4. The Ld. CIT(A) erred in ignoring the fact that the time limit for issuing notice u/s. 143(2) has not expired by the date of search and therefore the Assessing Officer is entitled to examine all the issues irrespective of the availability or otherwise of incriminating material.

5. The Ld. CIT(A) ought to have appreciated that the principle of estople is applicable to the facts of the case as the assessee prevented the Department from causing further investigation by giving voluntary admission with regard to Capital gains on sale of commercial space, at the time of search.

6. The Ld. CIT(A) erred in not appreciating the fact that the addition made on account of Capital Gains on sale of commercial space is on the basis of statement given by the Executive Director of the Company u /s. 132(4) of the Act on comparison of amounts mentioned as consideration in the Agreement of Sale.

7. The Ld.CIT(A) erred in not relying upon the decision as held by the P & H High Court in the case of Charanjit Kumar Vs. CIT (2006) 201 CTR 37: “Retraction should be at the earliest opportunity or at least within reasonable time.”

8. The Ld. CIT (A) erred in not relying upon the decision as held by Hon’ble MP High Court in the case of SS Ratanchund Bholanath Vs. CIT 210 ITR 682: “When assessee admitted that a particular income is liable to be included in its total income assessment made in such admission is valid”.

9. The appellant craves leave to amend or alter any ground(s) or add a new ground which may be necessary.”

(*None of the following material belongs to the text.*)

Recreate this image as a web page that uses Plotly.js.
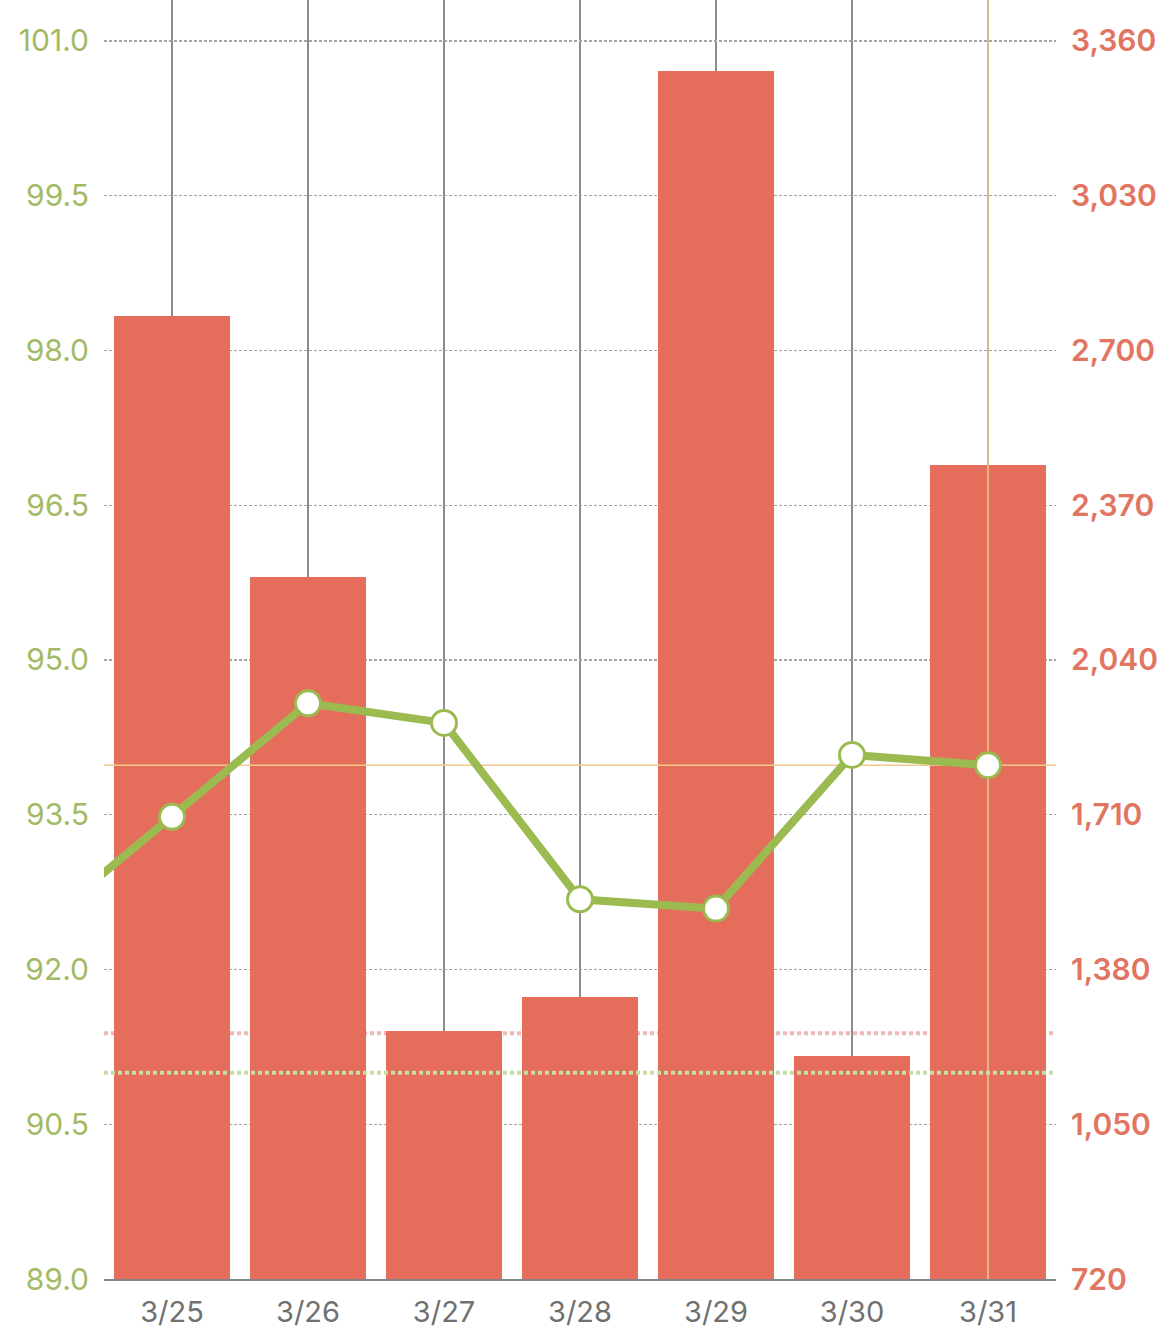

5. The learned DR submitted that lot of incriminating materials were found and seized during the course of search. However, the learned CIT (A) without considering the copy of the panchnama and the various annexures etc., seized during the course of search simply held that no incriminating material was found during the course of search. Further, the learned CIT (A) held that the statement recorded u/s 132 (4) cannot be treated as seized/incriminating material for making addition u/s 153A. He submitted that when there were lot of material seized during the course of search, therefore, the learned CIT (A) without considering any of the seized material could not have passed the order. Further, he has not decided the issue on merit. Therefore, he has no objection, if the matter is set aside to the file of the learned CIT (A) with a direction to adjudicate the issue afresh by considering the seized material and give his findings.

6. The learned Counsel for the assessee, on the other hand, while supporting the order of the learned CIT (A) submitted that no seized material was found during the course of search and the copy of the Board Resolution which was seized does not constitute incriminating material. He submitted that the learned CIT (A) has passed a speaking order and therefore, the same should be upheld.

7. We have heard the rival arguments made by both the sides, perused the orders of the AO and the learned CIT (A) and the paper book filed on behalf of the assessee. We have also considered the various decisions cited before us by both sides. It is an admitted fact that a search & seizure operation took place in the premises of the assessee on 18.02.2016 and certain incriminating documents were found and seized. We find the AO in the order passed u/s 143(3) r.w.s. 153A of the Act determined the total income at Rs.20,78,40,695/- as against the returned income of Rs.13,58,60,960/-. We find the learned CIT (A) on the basis of the arguments advanced by the assessee held that the initiation of proceedings u/s 153A is not valid, the reasons of which have already been reproduced in the preceding paragraph. It is the submission of the learned DR that the learned CIT (A) without considering the incriminating material found during the course of search has held that 153A proceedings are not valid and he has not decided the issue on merit. A perusal of the order of the learned CIT (A) shows that neither he has decided the appeal on merit, nor has he passed any comments regarding the various incriminating material found during the course of search and he has simply accepted the contention of the assessee that no incriminating material was found during the course of search. Considering the totality of the facts of the case and in the interest of justice, we deem it fit and proper to restore the issue to the file of the learned CIT (A) with a direction to give his finding regarding the nature of incriminating material found during the course of search and decide the issue keeping in mind the decision of the Hon’ble Andhra Pradesh High Court in the case of Gopal Lal Badruka Vs. DCIT, 346 ITR 106 (AP). The grounds raised by the Revenue are accordingly allowed for statistical purposes.

8. In the result, appeal filed by the Revenue is allowed for statistical purposes.

Order pronounced in the Open Court on 19th July, 2022.